#### STORED DATA:
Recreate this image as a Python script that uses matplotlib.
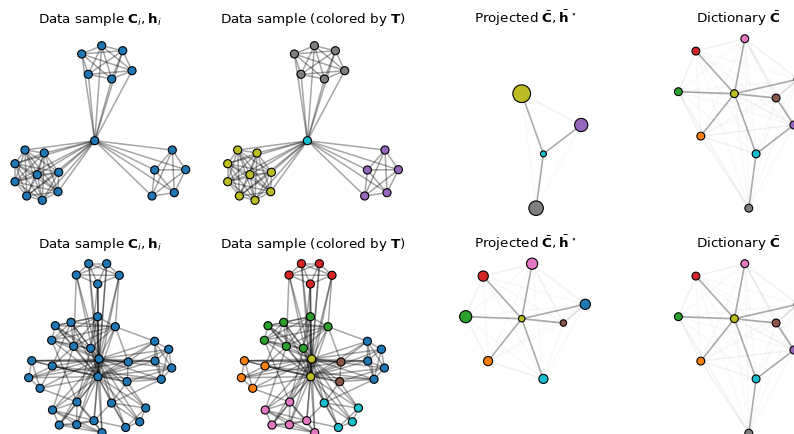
"""
Graph samples, their colouring by the transport plan T,
the projection on the dictionary and the dictionary itself
"""

import numpy as np
import matplotlib.pyplot as plt

colors = plt.get_cmap('tab10').colors

# ---- data sample 1 (21 nodes): layout positions (px-like units, y down)
g1_x = [81.7, 101.7, 122.7, 132.0, 111.7, 88.3,
        94.7,
        25.0, 44.3, 15.0, 37.3, 58.7, 15.0, 26.7, 42.3, 58.0,
        172.3, 154.7, 185.7, 152.0, 174.3]
g1_y = [24.0, 15.7, 20.7, 40.7, 49.0, 44.3,
        110.7,
        120.0, 123.0, 133.7, 144.7, 142.3, 151.7, 166.0, 170.3, 161.7,
        120.0, 140.0, 139.7, 166.0, 162.7]
g1_clusters = [[0, 1, 2, 3, 4, 5], [6], [7, 8, 9, 10, 11, 12, 13, 14, 15],
               [16, 17, 18, 19, 20]]
g1_hubs = [6]
g1_extra = []
g1_atom = [7, 9, 8, 4]   # atom of the dictionary each cluster is sent to by T

# ---- data sample 2 (35 nodes)
g2_x = [88.7, 106.7, 76.3, 119.3, 97.7,
        97.7, 115.3, 55.3, 71.0, 51.7, 73.7, 90.7,
        99.0, 98.0,
        31.7, 52.3, 28.7, 40.0,
        154.7, 168.7, 155.0, 171.7, 161.3,
        128.3, 127.0,
        77.0, 52.5, 59.3, 76.7, 94.0, 102.0,
        111.5, 145.7, 139.7, 125.7]
g2_y = [8.7, 8.7, 20.0, 20.3, 29.0,
        61.7, 71.7, 70.7, 67.3, 85.3, 91.3, 93.3,
        104.0, 121.7,
        105.7, 111.0, 122.7, 133.3,
        86.3, 94.3, 106.0, 113.0, 124.3,
        107.0, 126.7,
        147.0, 155.0, 170.0, 169.7, 165.7, 177.7,
        148.0, 153.0, 166.8, 172.5]
g2_clusters = [[0, 1, 2, 3, 4], [5, 6, 7, 8, 9, 10, 11], [12, 13],
               [14, 15, 16, 17], [18, 19, 20, 21, 22], [23, 24],
               [25, 26, 27, 28, 29, 30], [31, 32, 33, 34]]
g2_hubs = [12, 13]
g2_extra = [(4, 5), (4, 11), (14, 23), (15, 24), (16, 23), (14, 20),
            (15, 22), (23, 18), (23, 20), (24, 22), (24, 21), (9, 25),
            (10, 26), (31, 22), (24, 31), (24, 32), (11, 25), (17, 25),
            (31, 29), (6, 23), (6, 18), (8, 15), (10, 15), (29, 34),
            (3, 6), (2, 10)]
g2_atom = [3, 2, 8, 1, 0, 5, 6, 9]

# ---- dictionary (10 atoms, tab10 order)
dict_x = [159.9, 62.7, 40.3, 57.8, 155.8, 138.0, 106.7, 110.7, 96.3, 118.0]
dict_y = [49.3, 106.1, 61.7, 21.1, 95.0, 68.0, 8.7, 178.2, 63.7, 123.9]
strong_edges = [(8, 6), (8, 3), (8, 2), (8, 0), (8, 5), (8, 1), (8, 9),
                (5, 4), (4, 9), (9, 7)]
mid_edges = [(0, 5)]
light_edges = [(8, 4), (6, 0), (6, 5), (6, 3), (3, 2), (2, 1), (1, 9),
               (1, 4), (6, 4), (0, 4), (2, 7), (1, 7)]

# projected weights h* for each sample
h_proj1 = [0, 0, 0, 0, 0.238, 0, 0, 0.286, 0.429, 0.048]
h_proj2 = [0.143, 0.114, 0.2, 0.143, 0, 0.057, 0.171, 0, 0.057, 0.114]

Cbar = np.full((10, 10), 0.07)
for i, j in strong_edges:
    Cbar[i, j] = Cbar[j, i] = 1.0
for i, j in mid_edges:
    Cbar[i, j] = Cbar[j, i] = 0.4
for i, j in light_edges:
    Cbar[i, j] = Cbar[j, i] = 0.16


def graph_edges(clusters, hubs, extra, n):
    edges = []
    for c in clusters:
        for a in range(len(c)):
            for b in range(a + 1, len(c)):
                edges.append((c[a], c[b]))
    for h in hubs:
        for k in range(n):
            if k != h and (k, h) not in edges and (h, k) not in edges:
                edges.append((h, k))
    return edges + list(extra)


def draw_sample(ax, x, y, clusters, hubs, extra, node_colors):
    x = np.array(x)
    y = np.array(y)
    for i, j in graph_edges(clusters, hubs, extra, len(x)):
        ax.plot([x[i], x[j]], [y[i], y[j]], color='k', alpha=0.35, lw=1.1,
                zorder=1)
    ax.scatter(x, y, s=34, c=node_colors, edgecolors='k', linewidths=0.8,
               zorder=2)


def draw_dict(ax, h=None):
    x = np.array(dict_x)
    y = np.array(dict_y)
    if h is None:
        keep = list(range(10))
        sizes = np.full(10, 32.0)
    else:
        keep = [k for k in range(10) if h[k] > 0]
        sizes = np.array(h) * 380
    for a in range(len(keep)):
        for b in range(a + 1, len(keep)):
            i, j = keep[a], keep[b]
            ax.plot([x[i], x[j]], [y[i], y[j]], color='k',
                    alpha=0.33 * Cbar[i, j], lw=1.2, zorder=1)
    ax.scatter(x[keep], y[keep], s=sizes[keep],
               c=[colors[k] for k in keep], edgecolors='k', linewidths=0.8,
               zorder=2)


W, H = 794, 435
fig = plt.figure(figsize=(W / 100, H / 100), dpi=100)

titles = [r'Data sample $\mathbf{C}_i, \mathbf{h}_i$',
          r'Data sample (colored by $\mathbf{T}$)',
          r'Projected $\bar{\mathbf{C}}, \bar{\mathbf{h}}^\star$',
          r'Dictionary $\bar{\mathbf{C}}$']

samples = [(g1_x, g1_y, g1_clusters, g1_hubs, g1_extra, g1_atom, h_proj1),
           (g2_x, g2_y, g2_clusters, g2_hubs, g2_extra, g2_atom, h_proj2)]

for r, (gx, gy, cl, hubs, extra, atom, hp) in enumerate(samples):
    node_atom = np.zeros(len(gx), dtype=int)
    for c, a in zip(cl, atom):
        node_atom[c] = a
    for k in range(4):
        left = 212.7 * k
        top = 31 + 225 * r
        ax = fig.add_axes([left / W, (H - top - 190) / H, 200 / W, 190 / H])
        if k == 0:
            draw_sample(ax, gx, gy, cl, hubs, extra, [colors[0]] * len(gx))
        elif k == 1:
            draw_sample(ax, gx, gy, cl, hubs, extra,
                        [colors[a] for a in node_atom])
        elif k == 2:
            draw_dict(ax, hp)
        else:
            draw_dict(ax)
        ax.set_xlim(0, 200)
        ax.set_ylim(190, 0)
        ax.set_title(titles[k], fontsize=9.7)
        ax.axis('off')

plt.savefig('out.png', dpi=100)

#### OBJECTIVE:
Are you able to set down all the lines above exactly, without any pictures?

#### EXERCISE OUTPUT:
Recreate this image as a Python script that uses matplotlib.
"""
Graph samples, their colouring by the transport plan T,
the projection on the dictionary and the dictionary itself
"""

import numpy as np
import matplotlib.pyplot as plt

colors = plt.get_cmap('tab10').colors

# ---- data sample 1 (21 nodes): layout positions (px-like units, y down)
g1_x = [81.7, 101.7, 122.7, 132.0, 111.7, 88.3,
        94.7,
        25.0, 44.3, 15.0, 37.3, 58.7, 15.0, 26.7, 42.3, 58.0,
        172.3, 154.7, 185.7, 152.0, 174.3]
g1_y = [24.0, 15.7, 20.7, 40.7, 49.0, 44.3,
        110.7,
        120.0, 123.0, 133.7, 144.7, 142.3, 151.7, 166.0, 170.3, 161.7,
        120.0, 140.0, 139.7, 166.0, 162.7]
g1_clusters = [[0, 1, 2, 3, 4, 5], [6], [7, 8, 9, 10, 11, 12, 13, 14, 15],
               [16, 17, 18, 19, 20]]
g1_hubs = [6]
g1_extra = []
g1_atom = [7, 9, 8, 4]   # atom of the dictionary each cluster is sent to by T

# ---- data sample 2 (35 nodes)
g2_x = [88.7, 106.7, 76.3, 119.3, 97.7,
        97.7, 115.3, 55.3, 71.0, 51.7, 73.7, 90.7,
        99.0, 98.0,
        31.7, 52.3, 28.7, 40.0,
        154.7, 168.7, 155.0, 171.7, 161.3,
        128.3, 127.0,
        77.0, 52.5, 59.3, 76.7, 94.0, 102.0,
        111.5, 145.7, 139.7, 125.7]
g2_y = [8.7, 8.7, 20.0, 20.3, 29.0,
        61.7, 71.7, 70.7, 67.3, 85.3, 91.3, 93.3,
        104.0, 121.7,
        105.7, 111.0, 122.7, 133.3,
        86.3, 94.3, 106.0, 113.0, 124.3,
        107.0, 126.7,
        147.0, 155.0, 170.0, 169.7, 165.7, 177.7,
        148.0, 153.0, 166.8, 172.5]
g2_clusters = [[0, 1, 2, 3, 4], [5, 6, 7, 8, 9, 10, 11], [12, 13],
               [14, 15, 16, 17], [18, 19, 20, 21, 22], [23, 24],
               [25, 26, 27, 28, 29, 30], [31, 32, 33, 34]]
g2_hubs = [12, 13]
g2_extra = [(4, 5), (4, 11), (14, 23), (15, 24), (16, 23), (14, 20),
            (15, 22), (23, 18), (23, 20), (24, 22), (24, 21), (9, 25),
            (10, 26), (31, 22), (24, 31), (24, 32), (11, 25), (17, 25),
            (31, 29), (6, 23), (6, 18), (8, 15), (10, 15), (29, 34),
            (3, 6), (2, 10)]
g2_atom = [3, 2, 8, 1, 0, 5, 6, 9]

# ---- dictionary (10 atoms, tab10 order)
dict_x = [159.9, 62.7, 40.3, 57.8, 155.8, 138.0, 106.7, 110.7, 96.3, 118.0]
dict_y = [49.3, 106.1, 61.7, 21.1, 95.0, 68.0, 8.7, 178.2, 63.7, 123.9]
strong_edges = [(8, 6), (8, 3), (8, 2), (8, 0), (8, 5), (8, 1), (8, 9),
                (5, 4), (4, 9), (9, 7)]
mid_edges = [(0, 5)]
light_edges = [(8, 4), (6, 0), (6, 5), (6, 3), (3, 2), (2, 1), (1, 9),
               (1, 4), (6, 4), (0, 4), (2, 7), (1, 7)]

# projected weights h* for each sample
h_proj1 = [0, 0, 0, 0, 0.238, 0, 0, 0.286, 0.429, 0.048]
h_proj2 = [0.143, 0.114, 0.2, 0.143, 0, 0.057, 0.171, 0, 0.057, 0.114]

Cbar = np.full((10, 10), 0.07)
for i, j in strong_edges:
    Cbar[i, j] = Cbar[j, i] = 1.0
for i, j in mid_edges:
    Cbar[i, j] = Cbar[j, i] = 0.4
for i, j in light_edges:
    Cbar[i, j] = Cbar[j, i] = 0.16


def graph_edges(clusters, hubs, extra, n):
    edges = []
    for c in clusters:
        for a in range(len(c)):
            for b in range(a + 1, len(c)):
                edges.append((c[a], c[b]))
    for h in hubs:
        for k in range(n):
            if k != h and (k, h) not in edges and (h, k) not in edges:
                edges.append((h, k))
    return edges + list(extra)


def draw_sample(ax, x, y, clusters, hubs, extra, node_colors):
    x = np.array(x)
    y = np.array(y)
    for i, j in graph_edges(clusters, hubs, extra, len(x)):
        ax.plot([x[i], x[j]], [y[i], y[j]], color='k', alpha=0.35, lw=1.1,
                zorder=1)
    ax.scatter(x, y, s=34, c=node_colors, edgecolors='k', linewidths=0.8,
               zorder=2)


def draw_dict(ax, h=None):
    x = np.array(dict_x)
    y = np.array(dict_y)
    if h is None:
        keep = list(range(10))
        sizes = np.full(10, 32.0)
    else:
        keep = [k for k in range(10) if h[k] > 0]
        sizes = np.array(h) * 380
    for a in range(len(keep)):
        for b in range(a + 1, len(keep)):
            i, j = keep[a], keep[b]
            ax.plot([x[i], x[j]], [y[i], y[j]], color='k',
                    alpha=0.33 * Cbar[i, j], lw=1.2, zorder=1)
    ax.scatter(x[keep], y[keep], s=sizes[keep],
               c=[colors[k] for k in keep], edgecolors='k', linewidths=0.8,
               zorder=2)


W, H = 794, 435
fig = plt.figure(figsize=(W / 100, H / 100), dpi=100)

titles = [r'Data sample $\mathbf{C}_i, \mathbf{h}_i$',
          r'Data sample (colored by $\mathbf{T}$)',
          r'Projected $\bar{\mathbf{C}}, \bar{\mathbf{h}}^\star$',
          r'Dictionary $\bar{\mathbf{C}}$']

samples = [(g1_x, g1_y, g1_clusters, g1_hubs, g1_extra, g1_atom, h_proj1),
           (g2_x, g2_y, g2_clusters, g2_hubs, g2_extra, g2_atom, h_proj2)]

for r, (gx, gy, cl, hubs, extra, atom, hp) in enumerate(samples):
    node_atom = np.zeros(len(gx), dtype=int)
    for c, a in zip(cl, atom):
        node_atom[c] = a
    for k in range(4):
        left = 212.7 * k
        top = 31 + 225 * r
        ax = fig.add_axes([left / W, (H - top - 190) / H, 200 / W, 190 / H])
        if k == 0:
            draw_sample(ax, gx, gy, cl, hubs, extra, [colors[0]] * len(gx))
        elif k == 1:
            draw_sample(ax, gx, gy, cl, hubs, extra,
                        [colors[a] for a in node_atom])
        elif k == 2:
            draw_dict(ax, hp)
        else:
            draw_dict(ax)
        ax.set_xlim(0, 200)
        ax.set_ylim(190, 0)
        ax.set_title(titles[k], fontsize=9.7)
        ax.axis('off')

plt.savefig('out.png', dpi=100)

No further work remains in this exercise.